CORNEA TI

PUBLISHED ON MAY 6, 2020 — CATEGORIES: creations

In 2014, and as a student at the HfMDK Frankfurt, I had the opportunity to work on the sound system of the awesome CORNEA TI installation, created by Prof. Teltenkötter’s design team at the Hochschule Mainz. The installation was presented at the Luminale Frankfurt, a festival dedicated to light.

The U-shaped installation had several presence detectors at the height of the feet, which would broadcast their on/off information via OSC to the light and sound systems in real time. The sound output consisted of 8 genelec loudspeakers distributed around the outer ring of the installation, slightly above the head’s height, and fed through XLR cables from a mixing console nearby the installation.
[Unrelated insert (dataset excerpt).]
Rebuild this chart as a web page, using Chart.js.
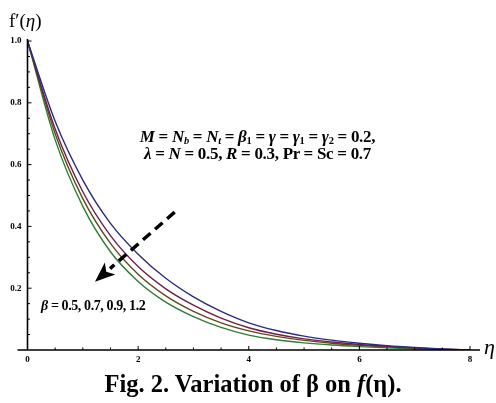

To map the sensor input to the audio output, I made a PureData patch that looked like this at the top level:



The right section reflects the position and current status of the sensors, as well as the position of the loudspeakers. It serves mainly as a debug/control mechanism.

The left section is the “workspace”, where modules made by different students could be arbitrarily interconnected. This made it a fun and flexible system to work with and get close to a live coding experience, but could also be fixed for a more installative setup.
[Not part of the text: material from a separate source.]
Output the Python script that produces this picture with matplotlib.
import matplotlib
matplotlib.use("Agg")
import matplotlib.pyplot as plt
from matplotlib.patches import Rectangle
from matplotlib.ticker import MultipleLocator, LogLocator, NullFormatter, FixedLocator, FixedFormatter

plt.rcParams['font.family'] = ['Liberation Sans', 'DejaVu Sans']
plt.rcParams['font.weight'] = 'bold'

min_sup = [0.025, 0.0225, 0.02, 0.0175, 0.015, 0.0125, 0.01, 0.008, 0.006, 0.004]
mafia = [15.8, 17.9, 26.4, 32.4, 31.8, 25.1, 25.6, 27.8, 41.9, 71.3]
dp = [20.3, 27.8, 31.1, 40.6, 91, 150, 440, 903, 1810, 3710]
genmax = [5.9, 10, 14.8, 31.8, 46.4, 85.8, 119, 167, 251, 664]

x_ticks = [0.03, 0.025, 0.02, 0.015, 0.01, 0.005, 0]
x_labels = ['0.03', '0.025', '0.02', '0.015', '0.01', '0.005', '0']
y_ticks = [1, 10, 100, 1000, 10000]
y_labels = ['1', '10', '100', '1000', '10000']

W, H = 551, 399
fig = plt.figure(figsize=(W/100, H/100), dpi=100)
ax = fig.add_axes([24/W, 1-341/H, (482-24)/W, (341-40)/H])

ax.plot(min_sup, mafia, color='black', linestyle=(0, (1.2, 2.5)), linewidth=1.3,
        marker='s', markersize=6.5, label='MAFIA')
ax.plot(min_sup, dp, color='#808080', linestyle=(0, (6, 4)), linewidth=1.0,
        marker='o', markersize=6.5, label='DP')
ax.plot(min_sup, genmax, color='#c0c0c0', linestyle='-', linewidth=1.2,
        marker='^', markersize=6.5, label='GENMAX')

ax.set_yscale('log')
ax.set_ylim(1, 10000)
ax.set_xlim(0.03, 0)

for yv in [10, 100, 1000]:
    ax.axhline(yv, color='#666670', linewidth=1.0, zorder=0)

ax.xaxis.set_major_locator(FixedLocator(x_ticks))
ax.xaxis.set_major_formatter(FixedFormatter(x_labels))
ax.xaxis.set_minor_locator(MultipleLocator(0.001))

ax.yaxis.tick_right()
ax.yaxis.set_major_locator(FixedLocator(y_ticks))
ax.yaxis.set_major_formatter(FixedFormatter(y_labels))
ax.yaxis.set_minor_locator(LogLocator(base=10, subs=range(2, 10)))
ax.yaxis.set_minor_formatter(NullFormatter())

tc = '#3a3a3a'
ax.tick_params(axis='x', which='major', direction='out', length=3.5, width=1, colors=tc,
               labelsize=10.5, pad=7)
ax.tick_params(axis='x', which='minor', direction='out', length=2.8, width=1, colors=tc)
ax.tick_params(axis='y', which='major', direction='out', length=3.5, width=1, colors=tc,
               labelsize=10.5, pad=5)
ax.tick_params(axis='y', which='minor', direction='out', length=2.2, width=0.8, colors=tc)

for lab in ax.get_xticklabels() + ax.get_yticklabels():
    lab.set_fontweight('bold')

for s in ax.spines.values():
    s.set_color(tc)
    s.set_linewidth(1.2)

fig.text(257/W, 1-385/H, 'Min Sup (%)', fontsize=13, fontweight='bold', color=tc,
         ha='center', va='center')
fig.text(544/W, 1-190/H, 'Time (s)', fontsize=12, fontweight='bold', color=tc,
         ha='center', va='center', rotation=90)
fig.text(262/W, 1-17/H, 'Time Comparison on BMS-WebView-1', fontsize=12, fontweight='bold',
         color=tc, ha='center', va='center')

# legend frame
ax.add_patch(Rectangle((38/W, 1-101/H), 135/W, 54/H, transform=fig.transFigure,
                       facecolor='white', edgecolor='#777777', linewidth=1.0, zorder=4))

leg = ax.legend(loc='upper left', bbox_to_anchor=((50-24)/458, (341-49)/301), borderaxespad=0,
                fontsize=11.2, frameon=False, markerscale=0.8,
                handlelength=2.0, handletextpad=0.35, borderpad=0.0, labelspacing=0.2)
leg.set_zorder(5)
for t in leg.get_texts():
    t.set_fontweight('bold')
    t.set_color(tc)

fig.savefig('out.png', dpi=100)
The middle section contains a library of modules for signal control, audio and routing, which allow for quick repatching and less redundancy. It also has a display with the system’s output intensities: modules send audio to “virtual” buses, and the buses are routed to the actual output channels using the spacializer abstractions. This allows sounds to follow visitors’ trajectories, be at several places at the same time, etc.

Of course, as caution (and experience) dictates, a panic button and master volume control is also present. Last but not least, the installation was inside a ship anchored near Frankfurt’s city center, and the Ensemble Modern programmed several performances in collaboration. It can’t get cooler than that!